** Begin Raw data **

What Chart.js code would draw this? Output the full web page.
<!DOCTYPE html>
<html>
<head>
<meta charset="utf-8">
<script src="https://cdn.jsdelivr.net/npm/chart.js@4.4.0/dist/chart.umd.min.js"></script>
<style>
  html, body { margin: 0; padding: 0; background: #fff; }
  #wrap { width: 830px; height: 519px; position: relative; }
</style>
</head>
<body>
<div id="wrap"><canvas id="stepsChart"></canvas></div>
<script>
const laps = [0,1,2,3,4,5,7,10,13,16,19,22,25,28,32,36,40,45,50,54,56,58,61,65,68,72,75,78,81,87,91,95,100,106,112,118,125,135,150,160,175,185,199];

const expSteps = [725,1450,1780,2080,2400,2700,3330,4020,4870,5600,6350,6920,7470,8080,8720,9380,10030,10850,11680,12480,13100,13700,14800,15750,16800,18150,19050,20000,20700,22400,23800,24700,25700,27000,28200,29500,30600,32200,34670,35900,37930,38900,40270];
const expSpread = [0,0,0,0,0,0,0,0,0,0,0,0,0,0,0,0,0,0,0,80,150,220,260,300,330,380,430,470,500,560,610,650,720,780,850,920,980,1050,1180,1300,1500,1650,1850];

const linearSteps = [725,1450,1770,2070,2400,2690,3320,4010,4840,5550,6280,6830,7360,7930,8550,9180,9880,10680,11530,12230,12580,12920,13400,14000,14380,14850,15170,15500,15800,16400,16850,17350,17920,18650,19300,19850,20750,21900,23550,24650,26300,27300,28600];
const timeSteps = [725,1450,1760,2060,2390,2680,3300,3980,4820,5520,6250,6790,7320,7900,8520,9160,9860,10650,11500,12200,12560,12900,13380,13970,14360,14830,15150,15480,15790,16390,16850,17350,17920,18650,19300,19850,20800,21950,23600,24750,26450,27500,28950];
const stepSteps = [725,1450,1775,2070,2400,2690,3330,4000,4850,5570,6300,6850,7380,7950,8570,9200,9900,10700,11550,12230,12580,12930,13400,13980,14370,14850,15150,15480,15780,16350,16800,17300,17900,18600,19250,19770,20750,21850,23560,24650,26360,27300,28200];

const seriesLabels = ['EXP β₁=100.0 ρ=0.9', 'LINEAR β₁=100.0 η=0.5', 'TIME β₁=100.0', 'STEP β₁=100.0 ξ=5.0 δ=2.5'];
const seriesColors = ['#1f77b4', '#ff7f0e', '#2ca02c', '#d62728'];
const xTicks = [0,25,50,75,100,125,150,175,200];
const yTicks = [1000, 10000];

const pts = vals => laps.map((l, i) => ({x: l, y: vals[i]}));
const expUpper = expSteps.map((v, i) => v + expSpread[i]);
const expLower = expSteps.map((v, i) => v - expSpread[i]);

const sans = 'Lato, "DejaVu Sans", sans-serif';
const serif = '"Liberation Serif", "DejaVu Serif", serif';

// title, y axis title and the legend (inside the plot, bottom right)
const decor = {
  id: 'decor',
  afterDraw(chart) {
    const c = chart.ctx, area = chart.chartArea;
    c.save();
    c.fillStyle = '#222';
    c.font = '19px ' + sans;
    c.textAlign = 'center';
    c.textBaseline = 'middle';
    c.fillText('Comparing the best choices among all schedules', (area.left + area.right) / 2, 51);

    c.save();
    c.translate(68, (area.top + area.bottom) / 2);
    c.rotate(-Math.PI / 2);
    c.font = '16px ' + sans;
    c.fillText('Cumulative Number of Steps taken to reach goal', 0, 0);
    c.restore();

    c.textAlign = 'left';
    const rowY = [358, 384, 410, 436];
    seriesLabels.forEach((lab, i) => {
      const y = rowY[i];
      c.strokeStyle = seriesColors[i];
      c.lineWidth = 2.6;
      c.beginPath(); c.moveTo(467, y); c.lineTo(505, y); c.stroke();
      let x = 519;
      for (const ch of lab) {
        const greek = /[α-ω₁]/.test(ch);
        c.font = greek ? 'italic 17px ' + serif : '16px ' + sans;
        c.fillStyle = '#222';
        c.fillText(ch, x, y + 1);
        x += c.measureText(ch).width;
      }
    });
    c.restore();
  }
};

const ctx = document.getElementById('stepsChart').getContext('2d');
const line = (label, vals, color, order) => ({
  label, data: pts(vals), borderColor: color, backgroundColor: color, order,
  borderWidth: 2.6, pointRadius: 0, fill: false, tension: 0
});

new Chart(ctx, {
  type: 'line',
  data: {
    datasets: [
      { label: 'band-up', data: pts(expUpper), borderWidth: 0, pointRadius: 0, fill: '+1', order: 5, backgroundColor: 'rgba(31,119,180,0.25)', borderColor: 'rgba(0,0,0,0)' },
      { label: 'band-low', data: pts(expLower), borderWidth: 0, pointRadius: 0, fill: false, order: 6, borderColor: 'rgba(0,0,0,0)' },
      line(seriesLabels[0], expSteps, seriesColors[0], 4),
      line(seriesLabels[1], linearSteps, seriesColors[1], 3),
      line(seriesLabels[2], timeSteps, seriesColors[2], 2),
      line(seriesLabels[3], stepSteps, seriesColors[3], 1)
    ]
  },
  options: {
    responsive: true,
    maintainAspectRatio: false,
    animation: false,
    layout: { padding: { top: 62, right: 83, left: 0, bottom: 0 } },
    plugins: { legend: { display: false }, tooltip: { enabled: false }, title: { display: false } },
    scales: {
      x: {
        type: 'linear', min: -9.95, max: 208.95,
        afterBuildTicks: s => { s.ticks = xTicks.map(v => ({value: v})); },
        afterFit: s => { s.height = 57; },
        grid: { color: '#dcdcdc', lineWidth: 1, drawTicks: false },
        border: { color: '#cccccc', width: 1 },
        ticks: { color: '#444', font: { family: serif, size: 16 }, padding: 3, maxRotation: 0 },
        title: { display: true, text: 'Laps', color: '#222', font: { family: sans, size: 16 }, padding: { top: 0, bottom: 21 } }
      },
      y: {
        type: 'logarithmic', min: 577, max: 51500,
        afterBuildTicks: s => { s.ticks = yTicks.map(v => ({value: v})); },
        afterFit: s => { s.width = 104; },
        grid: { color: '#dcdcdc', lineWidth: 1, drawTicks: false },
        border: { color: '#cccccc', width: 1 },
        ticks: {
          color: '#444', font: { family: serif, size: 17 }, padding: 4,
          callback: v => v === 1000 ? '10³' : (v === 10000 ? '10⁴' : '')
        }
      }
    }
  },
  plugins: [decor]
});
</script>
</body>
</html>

** End Raw data **

What you are asked to do:
Write the material out again in its entirety, exactly as shown.

Exercise answer:
What Chart.js code would draw this? Output the full web page.
<!DOCTYPE html>
<html>
<head>
<meta charset="utf-8">
<script src="https://cdn.jsdelivr.net/npm/chart.js@4.4.0/dist/chart.umd.min.js"></script>
<style>
  html, body { margin: 0; padding: 0; background: #fff; }
  #wrap { width: 830px; height: 519px; position: relative; }
</style>
</head>
<body>
<div id="wrap"><canvas id="stepsChart"></canvas></div>
<script>
const laps = [0,1,2,3,4,5,7,10,13,16,19,22,25,28,32,36,40,45,50,54,56,58,61,65,68,72,75,78,81,87,91,95,100,106,112,118,125,135,150,160,175,185,199];

const expSteps = [725,1450,1780,2080,2400,2700,3330,4020,4870,5600,6350,6920,7470,8080,8720,9380,10030,10850,11680,12480,13100,13700,14800,15750,16800,18150,19050,20000,20700,22400,23800,24700,25700,27000,28200,29500,30600,32200,34670,35900,37930,38900,40270];
const expSpread = [0,0,0,0,0,0,0,0,0,0,0,0,0,0,0,0,0,0,0,80,150,220,260,300,330,380,430,470,500,560,610,650,720,780,850,920,980,1050,1180,1300,1500,1650,1850];

const linearSteps = [725,1450,1770,2070,2400,2690,3320,4010,4840,5550,6280,6830,7360,7930,8550,9180,9880,10680,11530,12230,12580,12920,13400,14000,14380,14850,15170,15500,15800,16400,16850,17350,17920,18650,19300,19850,20750,21900,23550,24650,26300,27300,28600];
const timeSteps = [725,1450,1760,2060,2390,2680,3300,3980,4820,5520,6250,6790,7320,7900,8520,9160,9860,10650,11500,12200,12560,12900,13380,13970,14360,14830,15150,15480,15790,16390,16850,17350,17920,18650,19300,19850,20800,21950,23600,24750,26450,27500,28950];
const stepSteps = [725,1450,1775,2070,2400,2690,3330,4000,4850,5570,6300,6850,7380,7950,8570,9200,9900,10700,11550,12230,12580,12930,13400,13980,14370,14850,15150,15480,15780,16350,16800,17300,17900,18600,19250,19770,20750,21850,23560,24650,26360,27300,28200];

const seriesLabels = ['EXP β₁=100.0 ρ=0.9', 'LINEAR β₁=100.0 η=0.5', 'TIME β₁=100.0', 'STEP β₁=100.0 ξ=5.0 δ=2.5'];
const seriesColors = ['#1f77b4', '#ff7f0e', '#2ca02c', '#d62728'];
const xTicks = [0,25,50,75,100,125,150,175,200];
const yTicks = [1000, 10000];

const pts = vals => laps.map((l, i) => ({x: l, y: vals[i]}));
const expUpper = expSteps.map((v, i) => v + expSpread[i]);
const expLower = expSteps.map((v, i) => v - expSpread[i]);

const sans = 'Lato, "DejaVu Sans", sans-serif';
const serif = '"Liberation Serif", "DejaVu Serif", serif';

// title, y axis title and the legend (inside the plot, bottom right)
const decor = {
  id: 'decor',
  afterDraw(chart) {
    const c = chart.ctx, area = chart.chartArea;
    c.save();
    c.fillStyle = '#222';
    c.font = '19px ' + sans;
    c.textAlign = 'center';
    c.textBaseline = 'middle';
    c.fillText('Comparing the best choices among all schedules', (area.left + area.right) / 2, 51);

    c.save();
    c.translate(68, (area.top + area.bottom) / 2);
    c.rotate(-Math.PI / 2);
    c.font = '16px ' + sans;
    c.fillText('Cumulative Number of Steps taken to reach goal', 0, 0);
    c.restore();

    c.textAlign = 'left';
    const rowY = [358, 384, 410, 436];
    seriesLabels.forEach((lab, i) => {
      const y = rowY[i];
      c.strokeStyle = seriesColors[i];
      c.lineWidth = 2.6;
      c.beginPath(); c.moveTo(467, y); c.lineTo(505, y); c.stroke();
      let x = 519;
      for (const ch of lab) {
        const greek = /[α-ω₁]/.test(ch);
        c.font = greek ? 'italic 17px ' + serif : '16px ' + sans;
        c.fillStyle = '#222';
        c.fillText(ch, x, y + 1);
        x += c.measureText(ch).width;
      }
    });
    c.restore();
  }
};

const ctx = document.getElementById('stepsChart').getContext('2d');
const line = (label, vals, color, order) => ({
  label, data: pts(vals), borderColor: color, backgroundColor: color, order,
  borderWidth: 2.6, pointRadius: 0, fill: false, tension: 0
});

new Chart(ctx, {
  type: 'line',
  data: {
    datasets: [
      { label: 'band-up', data: pts(expUpper), borderWidth: 0, pointRadius: 0, fill: '+1', order: 5, backgroundColor: 'rgba(31,119,180,0.25)', borderColor: 'rgba(0,0,0,0)' },
      { label: 'band-low', data: pts(expLower), borderWidth: 0, pointRadius: 0, fill: false, order: 6, borderColor: 'rgba(0,0,0,0)' },
      line(seriesLabels[0], expSteps, seriesColors[0], 4),
      line(seriesLabels[1], linearSteps, seriesColors[1], 3),
      line(seriesLabels[2], timeSteps, seriesColors[2], 2),
      line(seriesLabels[3], stepSteps, seriesColors[3], 1)
    ]
  },
  options: {
    responsive: true,
    maintainAspectRatio: false,
    animation: false,
    layout: { padding: { top: 62, right: 83, left: 0, bottom: 0 } },
    plugins: { legend: { display: false }, tooltip: { enabled: false }, title: { display: false } },
    scales: {
      x: {
        type: 'linear', min: -9.95, max: 208.95,
        afterBuildTicks: s => { s.ticks = xTicks.map(v => ({value: v})); },
        afterFit: s => { s.height = 57; },
        grid: { color: '#dcdcdc', lineWidth: 1, drawTicks: false },
        border: { color: '#cccccc', width: 1 },
        ticks: { color: '#444', font: { family: serif, size: 16 }, padding: 3, maxRotation: 0 },
        title: { display: true, text: 'Laps', color: '#222', font: { family: sans, size: 16 }, padding: { top: 0, bottom: 21 } }
      },
      y: {
        type: 'logarithmic', min: 577, max: 51500,
        afterBuildTicks: s => { s.ticks = yTicks.map(v => ({value: v})); },
        afterFit: s => { s.width = 104; },
        grid: { color: '#dcdcdc', lineWidth: 1, drawTicks: false },
        border: { color: '#cccccc', width: 1 },
        ticks: {
          color: '#444', font: { family: serif, size: 17 }, padding: 4,
          callback: v => v === 1000 ? '10³' : (v === 10000 ? '10⁴' : '')
        }
      }
    }
  },
  plugins: [decor]
});
</script>
</body>
</html>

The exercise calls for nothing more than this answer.